Ben, reddedilen-kabul edilmeyen taraflarımızla, heteroseksizme çıkıntılıklarımızla kabul edilirsek, eşcinselliğin veya transseksüelliğin, her türlü farklı cinsel kimliklerin o zaman kabul edileceğine inanıyorum.

Biz istiyoruz ki, heteroseksizm bizi rahatsız etmeden kabul etsin, biz de heteroseksist düzenin dengelerini bozmadan yaşayıp gidelim. Öyle bir şey olabilir mi? Öyle bir şey olsaydı heteroseksizm denilen şey olmazdı.

Hem ben heteroseksist değerleri hiçbir şekilde kabul etmediğim için, heteroseksizmle uyumlu bir eşcinsellik de istemiyorum. Heteroseksizmin formatladığı bir farklılığa inanmıyorum çünkü. Ben, ben olamam ki öyle ahlakçı veya tekdüze heteroseksist bir yapıyla. Belki de benim derdim en çok eşcinselliğimin kabul edilmeyişi falan değil. Her ne olursam olayım % 100 özgürlük, % 100 bir "ben"lik durum istiyorum.

Rahatsız edile-edile ama tam anlamıyla kabul edilmek istiyorum.

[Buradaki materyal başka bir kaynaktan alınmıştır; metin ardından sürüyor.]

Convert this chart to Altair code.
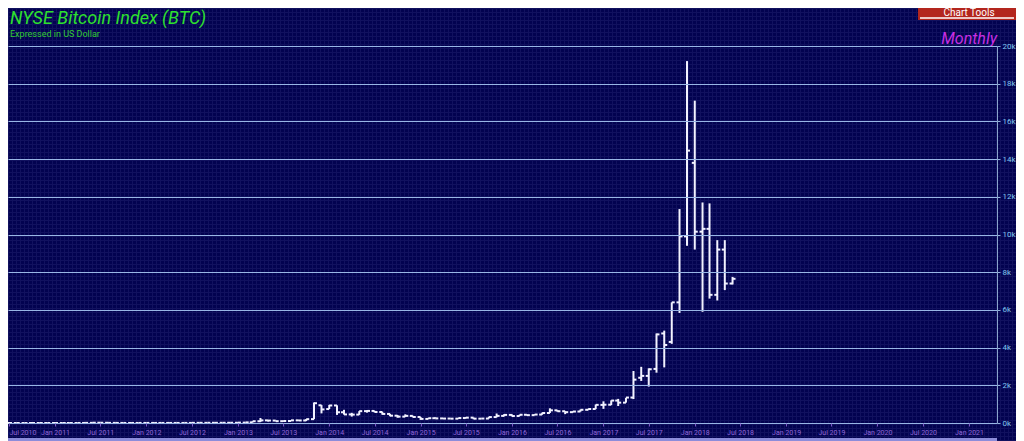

Bazıları gibi bedensel kimliğimi bulmuşum, cinsel yönelimimi aşksal-aşksal gerçekleştirmişim, paramı da kazanıyoırum, hayatımı da yaşıyorum, "oh ne ala!" diyemiyorum. Bu mudur özlenen kimliksel durumlar? Ya eşcinsellik ve varolamamış eşcinseller ne olacak? Her ötekileştirilmişliğin arkasında, kendini mutlu ve huzurlu hissedip de rahatsız edilmek istemeyen bir eşcinsellik ve transseksüellik vardır.

Gören de herkes kurtarılmış da, bazıları da rahatsız edilmek istemiyor. Unutulmasın ki her sancılı bireysel varoluş, eşcinselliğin varoluşu adına artı bir puandır. Ötekisi öteki olarak varolmaya devam ettikten sonra ben öteki olmaktan kurtulamam ki. Amaç ötekiliği ortadan kaldırmak olmalıdır.

İstiyorum ki beni birileri işaret etsin, istiyorum ki birileri beni karalasın, birileri beni cinsel kimliğimden dolayı rahatsız etsin. Varolayım ki, kendimi savunabileyim. Varolayım ki birilerinden beni rahatsız ettikleri için hesap sorabileyim, sordurtabileyim. Yoksa yer altında gizli yaşamakla, yer üstünde rahatsız edilmeden yaşamak arasında hiçbir far yok, bence!